While Pokémon is willing to touch on many ecological problems caused by humans in the Pokédex, it is ultimately positive about modern technology being able to exist alongside nature. This is a contrast to Lord of the Rings, where technological advancement is presented in an entirely negative light, associated only with the villains.
One way to demonstrate this is to compare Fortree City from the Hoenn games with Lothlorien. Both are/have major settlements located in the forest, with buildings up in the treetops and plenty of nature around them. But, while Fortree City is modern and just as technologically advanced as the rest of the world, Lothlorien is a place that’s beautiful precisely because it has no industrialization, and is set to fade alongside the elves who inhabit it with the dawn of the age of man. Their similarities only make it more clear that they represent completely different ideas about the relationship between a modern technological world and nature.

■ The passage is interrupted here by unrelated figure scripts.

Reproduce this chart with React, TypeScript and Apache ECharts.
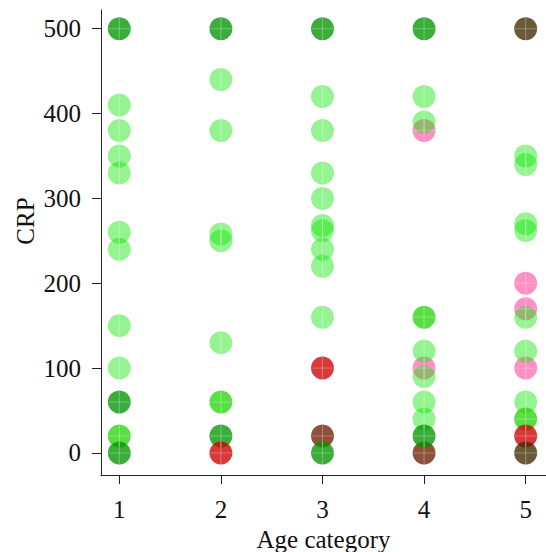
import React, { useEffect, useRef } from "react";
import * as echarts from "echarts";

// Axis ticks
const ageCategories = [1, 2, 3, 4, 5];
const crpTicks = [0, 100, 200, 300, 400, 500];

type Pt = [number, number];

// Points grouped by the colour they are drawn in: [age category, CRP]
const lightGreen: Pt[] = [
  [1, 410], [1, 380], [1, 350], [1, 330], [1, 260], [1, 240], [1, 150], [1, 100],
  [2, 440], [2, 380], [2, 258], [2, 250], [2, 130],
  [3, 420], [3, 380], [3, 330], [3, 300], [3, 268], [3, 262], [3, 240], [3, 220], [3, 160],
  [4, 420], [4, 390], [4, 120], [4, 90], [4, 60], [4, 40],
  [5, 350], [5, 340], [5, 270], [5, 262], [5, 160], [5, 120], [5, 60],
];
const midGreen: Pt[] = [[1, 20], [2, 60], [4, 160], [5, 40]];
const darkGreen: Pt[] = [
  [1, 500], [2, 500], [3, 500], [4, 500],
  [1, 60], [1, 0], [2, 20], [3, 0], [4, 20],
];
const pink: Pt[] = [[4, 380], [4, 100], [5, 200], [5, 170], [5, 100]];
const red: Pt[] = [[2, 0], [3, 100], [5, 20]];
const darkRed: Pt[] = [[3, 20], [4, 0]];
const olive: Pt[] = [[5, 500], [5, 0]];

// Drawing order matters where circles overlap
const groups = [
  { name: "pink", data: pink, color: "rgba(255,30,140,0.62)", cross: true },
  { name: "lightGreen", data: lightGreen, color: "rgba(10,230,0,0.54)", cross: false },
  { name: "midGreen", data: midGreen, color: "rgba(30,212,0,0.92)", cross: true },
  { name: "darkRed", data: darkRed, color: "rgba(108,28,0,0.96)", cross: true },
  { name: "darkGreen", data: darkGreen, color: "rgba(0,148,0,0.96)", cross: true },
  { name: "red", data: red, color: "rgba(205,0,0,0.97)", cross: true },
  { name: "olive", data: olive, color: "rgba(62,44,0,0.97)", cross: true },
];

const FONT = "'Liberation Serif', 'Times New Roman', serif";
const INK = "#111";

export default function App() {
  const ref = useRef<HTMLDivElement>(null);

  useEffect(() => {
    const chart = echarts.init(ref.current!, null, { renderer: "svg" });
    const allPts = groups.flatMap((g) => g.data);
    const crossPts = groups.filter((g) => g.cross).flatMap((g) => g.data);
    const axisLineStyle = { color: "#222", width: 1 };

    chart.setOption({
      animation: false,
      grid: { left: 101, right: 0, top: 10, bottom: 77, outerBoundsMode: "none", containLabel: false },
      xAxis: {
        type: "value",
        min: 0.82,
        max: 5.2,
        name: "Age category",
        nameLocation: "middle",
        nameGap: 51,
        nameTextStyle: { fontFamily: FONT, fontSize: 25, color: INK },
        axisLine: { show: true, onZero: false, lineStyle: axisLineStyle },
        axisTick: { show: true, length: 9, customValues: ageCategories, lineStyle: axisLineStyle },
        axisLabel: { customValues: ageCategories, margin: 22, fontFamily: FONT, fontSize: 25, color: INK },
        splitLine: { show: false },
      },
      yAxis: {
        type: "value",
        min: -26,
        max: 522,
        axisLine: { show: true, onZero: false, lineStyle: axisLineStyle },
        axisTick: { show: true, length: 9, customValues: crpTicks, lineStyle: axisLineStyle },
        axisLabel: { customValues: crpTicks, margin: 20, fontFamily: FONT, fontSize: 25, color: INK },
        splitLine: { show: false },
      },
      graphic: [
        {
          type: "text",
          x: 25,
          y: 221,
          rotation: Math.PI / 2,
          style: {
            text: "CRP",
            fontFamily: FONT,
            fontSize: 25,
            fill: INK,
            textAlign: "center",
            textVerticalAlign: "middle",
          },
        },
      ],
      series: [
        ...groups.map((g) => ({
          name: g.name,
          type: "scatter",
          data: g.data,
          symbol: "circle",
          symbolSize: 23,
          itemStyle: { color: g.color },
          emphasis: { disabled: true },
          z: 2,
        })),
        {
          name: "vertical",
          type: "scatter",
          data: allPts,
          symbol: "rect",
          symbolSize: [1.2, 22],
          itemStyle: { color: "rgba(255,255,255,0.33)" },
          silent: true,
          z: 3,
        },
        {
          name: "horizontal",
          type: "scatter",
          data: crossPts,
          symbol: "rect",
          symbolSize: [22, 1.2],
          itemStyle: { color: "rgba(255,255,255,0.28)" },
          silent: true,
          z: 3,
        },
      ],
    });

    return () => chart.dispose();
  }, []);

  return (
    <div
      ref={ref}
      style={{ position: "fixed", left: 0, top: 0, width: 546, height: 552, background: "#fff" }}
    />
  );
}
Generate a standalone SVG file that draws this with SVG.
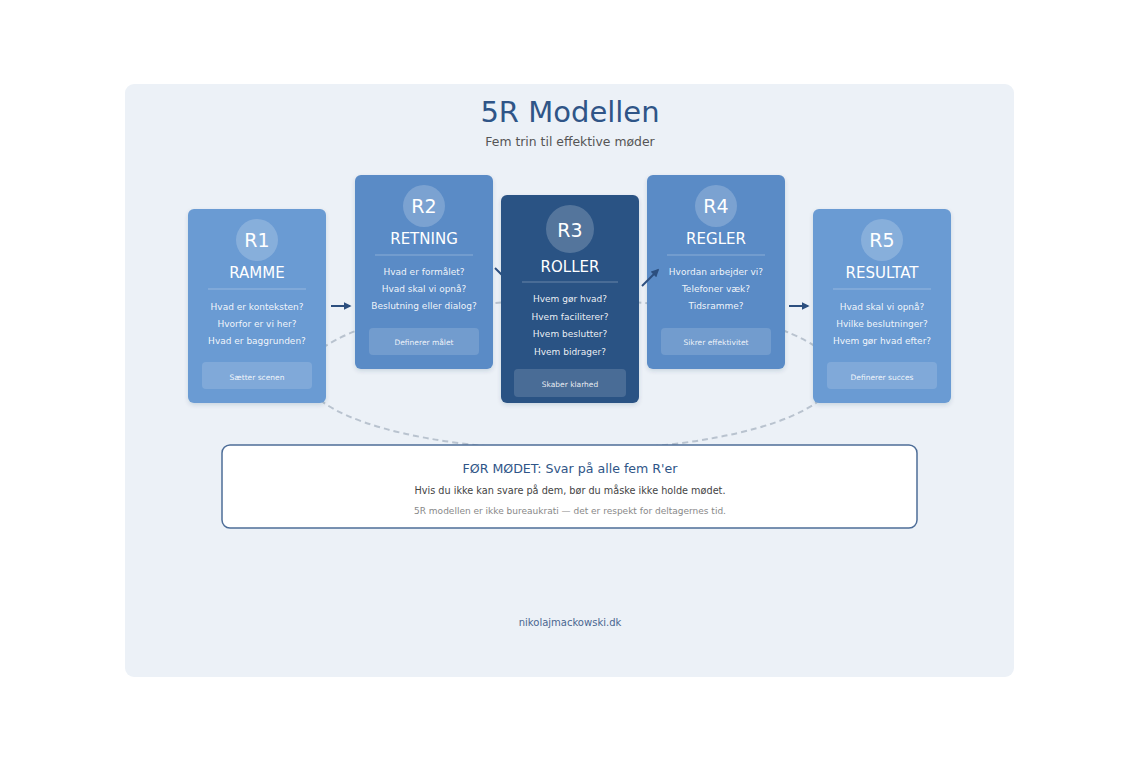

Putting these two contradictory beliefs about technology together can help add nuance to both. For Lord of the Rings this can help emphasize the portrayal of evil as fundamentally destructive, that technological progress can coexist with nature when done by good people, but when done by the likes of Sauron is only achieved by desecrating the world. Meanwhile, Pokémon’s focus on humans and Pokémon living alongside each other can be reinforced by having to more directly address the harm people cause to the natural world instead of leaving it in the Pokédex.
There are also ways the two can build off each other thematically without conflict between their themes. As one example, in Lord of the Rings it’s not the long lost descendant of the king who defeats Sauron, it’s a hobbit, a race that fell into obscurity through laziness, who ultimately brings Sauron’s end. To match that, the Pokémon featured in the crossover should be the Pokémon who rarely get the spotlight such as Spinda or Eelektross rather than the regular spotlight hoggers.
Some of the most interesting storytelling and worldbuilding in Pokémon happens through the Pokédex, and the Pokédex is a key element for making this crossover work. One often overlooked aspect of Lord of the Rings is that it’s a work of metafiction. Within the context of the book itself Tolkien is not the author, he is the translator of a large document that draws on many other documents, like Pippin’s treatise on pipeweed in the Shire. And the Pokédex too is a document written within the context of its story, Legends Arceus even has Professor Laventon write the entries himself.
If you combine the Pokédex with the metafiction element of Lord of the Rings, then the crossover can format itself as Lord of the Rings characters writing about Pokémon. This could take the approach of either Pokémon being something that appeared from another world or an alternate universe where they were always in the same world. The key point is that this structure is a meeting point between two works, clearly drawing from both of them.
I had another unexpected candidate for this crossover before I settled on Pokémon, Sonic the Hedgehog. While it shares a similar environmental theme to Pokémon, it lacks elements that can line up as neatly with the Lord of the Rings as something like the Pokédex could.
There were more reasons than just the Pokédex that Sonic the Hedgehog lost out to Pokémon for this crossover. One of those is pacing. Sonic the Hedgehog is a fast paced franchise, you admire the scenery as you’re blasting through it. Pokémon allows for a slower pace where you can stop to take in the scenery or pet your Pokémon. Pokémon is the one that comes off as more compatible with Lord of the Rings’s own pace here.
There’s also the theme of power as a corrupting force, an important element to Lord of the Rings. While both Sonic and Pokémon have a lot of focus on power, it’s again Pokémon that has an easier time meeting Lord of the Rings halfway. Sonic is a powerful character, and collecting the Chaos Emeralds to make him even more powerful tends to be required to reach a game’s true ending. While Pokémon has a lot of focus on raw power and gimmick power ups, it’s possible to clear the games with weak Pokémon that you prefer to the powerful ones.
Despite having the same contrasting approach to a nature versus technology conflict that Pokémon provides in the crossover, Sonic the Hedgehog is simply less compatible. That doesn’t mean a Sonic the Hedgehog and Lord of the Rings crossover would be impossible to do well, but it’d take more effort and experimenting.
Going to a level deeper than broad concepts in these examples would lead to me writing out an entire fanfic, and I have too many writing projects as it is. So I’ll end the exploration of my crossover conceptualization process here.
I hope that illustrating my way of thinking about what makes for an interesting crossover has helped show the potential that crossovers as a whole have.
What do you think could make for an interesting crossover? How would you handle a Lord of the Rings x Pokémon or Sonic the Hedgehog crossover? Is there something you’d like to bring up as a good or bad example of a crossover? If you have any answers to those questions I’d love to hear them.